Tujuan keberadaan suatu organisasi di sekolahmu biasanya udah jelas dan nggak perlu ditanyakan, tapi ya… sering kali nggak tercapai. Maka, lain kali kamu nyusun visi dan misi organisasimu, alih-alih memusingkan kata-kata cantik buat menggambarkan tujuan itu, coba terapkan pelajaran PKn-mu tentang ATHG: identifikasi apa ancaman, tantangan, hambatan, dan gangguan yang bikin tujuan organisasimu nggak tercapai; cari solusinya. Misi-mu dan organisasimulah mengeksekusi solusi tersebut, dan akan jadi organisasi seperti apa — kalau misimu berhasil — di kemudian harilah visi-mu.
Oh, dan jangan sekali-kali nyontek teks visi dan misi leluhurmu sebelum kamu nyusun punyamu sendiri di AD-ART barumu itu. Gelasmu keburu penuh sehingga mau meracik segimana juga, kamu nggak bisa nambahin atau merubah apa-apa lagi kecuali kamu mau mengosongkan dulu gelasmu dan mulai dari awal. Apalagi kalo isi gelas leluhurmu udah basi.
Selain itu, jangan pikir cuma organisasi-organisasi formal kayak OSIS di sekolahmu aja yang butuh visi dan misi. Entah kamu anggota klub jejepangan atau himpunan anak baik yang cinta alam, duduklah sejenak buat mikirkan visi dan misi organisasimu dengan sungguh-sungguh.
Nggak Punya Visi dan Misi Pribadi
Aku memutuskan untuk nggak akan ikut organisasi apa pun ketika kuliah nanti kecuali karena dua hal: 1. Aku genuinely suka dengan organisasi tersebut, atau 2. Ada value yang aplikatif buat hidupku atau karirku, yang nggak bisa kudapatkan tanpa ikut organisasi tersebut.
Dua tahun berorganisasi di SMA udah cukup untuk mengeksposku — dan gimana caranya mengekspos diriku sendiri secara mandiri — ke berbagai skills dan value yang penting buat dicari dan diasah.
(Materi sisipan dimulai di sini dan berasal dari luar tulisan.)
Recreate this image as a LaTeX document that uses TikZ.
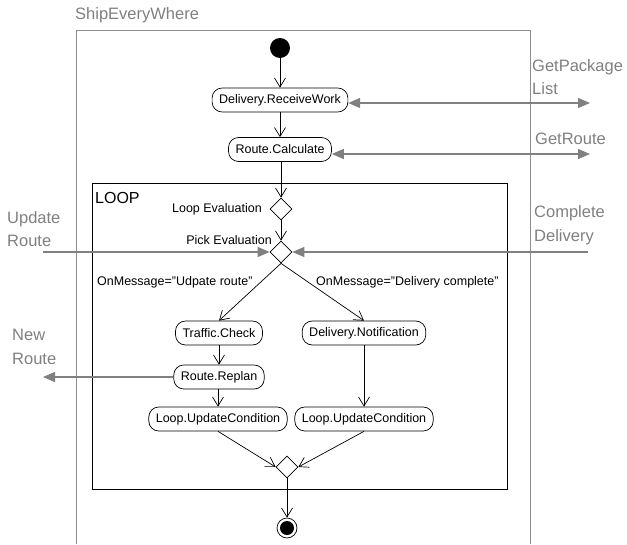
\documentclass[tikz,border=0pt]{standalone}
\usepackage{fontspec}
\setmainfont{Liberation Sans}
\usetikzlibrary{arrows.meta,shapes.geometric}
\definecolor{lanegray}{RGB}{140,140,140}
\definecolor{msggray}{RGB}{128,128,128}
\tikzset{
  action/.style={draw, line width=0.7pt, rectangle, rounded corners=10pt,
    minimum height=24pt, inner xsep=7pt, inner ysep=2pt,
    font=\fontsize{12.5}{14}\selectfont},
  choice/.style={draw, line width=0.7pt, diamond, minimum width=22pt,
    minimum height=22pt, inner sep=0pt},
  flow/.style={draw, line width=0.7pt, -{Straight Barb[length=9pt,width=11pt]}},
  msg/.style={draw=msggray, line width=1.3pt,
    -{Triangle[length=12pt,width=10pt]}, color=msggray},
  msgboth/.style={draw=msggray, line width=1.3pt,
    {Triangle[length=12pt,width=10pt]}-{Triangle[length=12pt,width=10pt]}, color=msggray},
  glabel/.style={text=msggray, font=\fontsize{16.5}{23.5}\selectfont, align=left,
    inner sep=0pt},
  blabel/.style={font=\fontsize{12.5}{14}\selectfont, inner sep=0pt},
}
\begin{document}
\begin{tikzpicture}[x=1pt,y=-1pt]
\useasboundingbox (0,0) rectangle (627,544);

% swimlane frame
\draw[lanegray, line width=0.9pt] (76,544) -- (76,30) -- (530,30) -- (530,544);
\node[glabel, anchor=west] (lane) at (75,15) {ShipEveryWhere};

% loop region
\draw[line width=0.9pt] (92,183) rectangle (507,489);
\node[anchor=west, font=\fontsize{16}{18}\selectfont, inner sep=0pt] (looplbl) at (95,198) {LOOP};

% nodes
\node[circle, fill=black, minimum size=20pt, inner sep=0pt] (start) at (280,48) {};
\node[action] (rw) at (280,100) {Delivery.ReceiveWork};
\node[action] (rc) at (280,149.5) {Route.Calculate};
\node[choice] (le) at (281,209) {};
\node[choice] (pe) at (281,252) {};
\node[action] (tc) at (219,333) {Traffic.Check};
\node[action] (rr) at (219,377) {Route.Replan};
\node[action] (luc1) at (218,419) {Loop.UpdateCondition};
\node[action] (dn) at (364,333) {Delivery.Notification};
\node[action] (luc2) at (364,419) {Loop.UpdateCondition};
\node[choice] (mg) at (287,467) {};
\node[circle, draw, line width=0.7pt, minimum size=20pt, inner sep=0pt] (fin) at (287,528) {};
\fill (fin.center) circle (7pt);

% labels
\node[blabel, anchor=east] (lelbl) at (262,209) {Loop Evaluation};
\node[blabel, anchor=east] (pelbl) at (272,240) {Pick Evaluation};
\node[blabel, anchor=west] (om1) at (97,282) {OnMessage="Udpate route"};
\node[blabel, anchor=west] (om2) at (316,282) {OnMessage="Delivery complete"};

% control flow
\draw[flow] (start) -- (rw);
\draw[flow] (rw) -- (rc);
\draw[flow] (rc.south -| le.north) -- (le.north);
\draw[flow] (le.south) -- (pe.north);
\draw[flow] (pe.south) -- (tc.north);
\draw[flow] (pe.south) -- (dn.north);
\draw[flow] (tc) -- (rr);
\draw[flow] (rr.south -| luc1.north) -- (luc1.north);
\draw[flow] (dn) -- (luc2);
\draw[flow] (luc1.south) -- (mg.west);
\draw[flow] (luc2.south) -- (mg.east);
\draw[flow] (mg.south) -- (fin.north);

% message exchanges
\coordinate (gpl) at (590,103);
\coordinate (gr) at (590,154);
\coordinate (ur) at (43,252);
\coordinate (cd) at (588,252);
\coordinate (nr) at (43,377);
\draw[msgboth] (gpl -| rw.east) -- (gpl);
\draw[msgboth] (gr -| rc.east) -- (gr);
\draw[msg] (ur) -- (pe.west);
\draw[msg] (cd) -- (pe.east);
\draw[msg] (rr.west) -- (nr);

\node[glabel, anchor=west] (gpllbl) at (532,77) {GetPackage\\List};
\node[glabel, anchor=west] (grlbl) at (535,139) {GetRoute};
\node[glabel, anchor=west] (urlbl) at (7,229) {Update\\Route};
\node[glabel, anchor=west] (cdlbl) at (534,225) {Complete\\Delivery};
\node[glabel, anchor=west] (nrlbl) at (12,347) {New\\Route};
\end{tikzpicture}
\end{document}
Tapi udah cukup pula buatku untuk nggak lagi membuang waktuku untuk tetek bengek lainnya dalam organisasi yang wajib hukumnya kalau aku jadi anggota; semua waktu itu bisa kupake buat beneran mencari dan mengasah yang penting buat karir dan hidupku.
Aku emang nggak banyak berkontribusi sebagai anggota organisasi dan nggak semua misi organisasiku tercapai. Tapi satu yang pasti, sebagaimana kujabarkan sebelumnya, aku udah berhasil mencapai tujuanku sendiri: belajar berorganisasi — mempelajari “5W1H” dalam berorganisasi; merasakan seperti apa rasanya berorganisasi, serta apakah memang bermanfaat dan apakah aku akan terus ikutan organisasi nantinya — sebagaimana kusebut di awal tulisan ini.
Banyak orang mengartikan organisasi di sekolah, ultimately, sebagai “keluarga”, “rumah kedua”, “circle persahabatan terbaik”, dan seterusnya. Tapi itu mah emang udah jadi bagian nggak terpisahkan dari berorganisasi, nggak sih? Dan itu pula kenapa nggak ada yang pernah bilang nyesel ikutan organisasi.
Nggak salah kok, ikutan organisasi untuk sekadar nambah temen. Tapi nentuin visi dan misi pribadimu yang lain di samping itu bakal memberikan arti lebih dari sebuah organisasi. Berorganisasi itu lebih dari sekadar “berkeluarga”, kawan. Dan yang “lebih”-nya itu bebas kamu tentukan.
Konklusi
So, to get the most out of your organizational activities, hindarilah tiga “kekhilafan” anak organisasi berikut ini:
- Nerusin tradisi organisasi — termasuk rutinitas organisasi — tanpa berpikir dan mengevaluasinya terlebih dahulu;
- Nyusun visi dan misi organisasi hanya sebagai formalitas — tanpa beneran mikirin masa depan organisasi; dan
- Nggak punya visi dan misi — tujuan — pribadi yang mau dicapai dari ikutan sebuah organisasi.
Tobat dari ketiga hal ini, yang kadang men-challenge status quo, emang menakutkan sih; apalagi di bawah kekangan senioritas yang masih sering cacat. Tapi tutup telinga sama persoalan ini, yang ada cuma bikin berorganisasi terasa membebani — dengan segala tetek bengek yang menumpuk tapi nggak dievaluasi.
Kalo pada akhirnya buat kebaikan dan kebahagiaan organisasimu sendiri, kenapa nggak?